[Sca-cooks] Caciocavallo - Saddlebag cheese!

Suey lordhunt at gmail.com
Sun May 20 13:57:23 PDT 2012


Elise Fleming  wrote: " I am confused. Are you saying that Washington 
Irving specifically carried this Italian cheese in his saddlebags? Or is 
there just a mention somewhere of him carrying some type of cheese (for 
his lunch?) on his horse? Was this caciocavallo cheese imported into 
Spain in the mid-1400s? Would it have survived the trip? Weren't there 
any Spanish cheeses that Henry IV would have taken on horseback? I'm 
missing something here. Taking cheese along on horseback, wrapped up in 
one's saddlebags, would seem to be fairly commonplace for a traveler. 
But does that mean that it would have to be caciocavallo from Italy? 
Alys K. "

The recipe for Caciocavallo cheese could have been imported to the 
Iberian Peninsula. I don't think the cheese itself was.

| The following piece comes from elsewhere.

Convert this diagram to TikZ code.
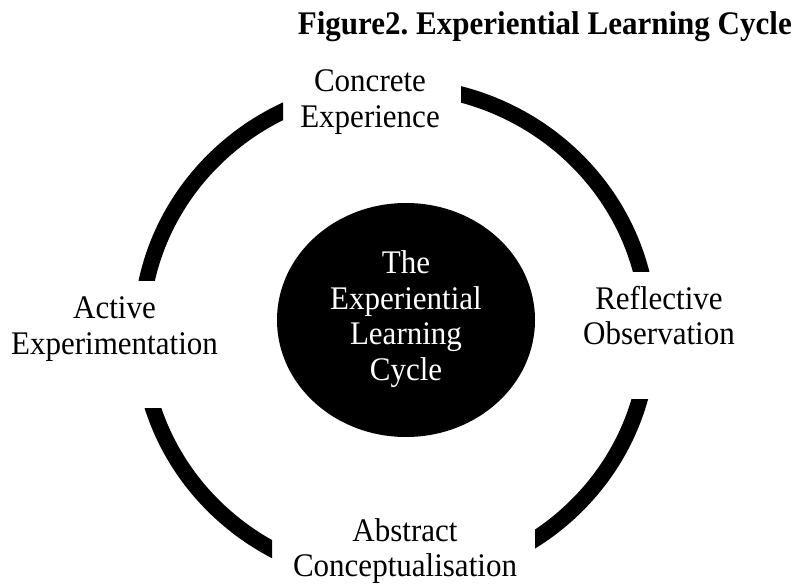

An example of 
possible cheese recipe exchanges this is blue cheese. The French say 
their pilgrims took the recipe to Cabrales, in Picos de Europe on the 
Way of St. James, while the Spaniards maintain that the French took 
their recipe to Roquefort.
Henry IV liked cheeses. Certainly there were plenty of Spanish cheeses 
but with the expansion of his uncle's Kingdom of Aragon into Italy, we 
have more international exchanges of foods and recipes from Catalonia to 
Italy and visa versa as seen in Nola particularly. The fact that he does 
call for this and other Italian cheeses makes one think that they were 
available in Catalonia at least.
Perhaps neither Henru IV nor Washington Irving were not curing cheese 
but they certainly had cheese in their saddlebags!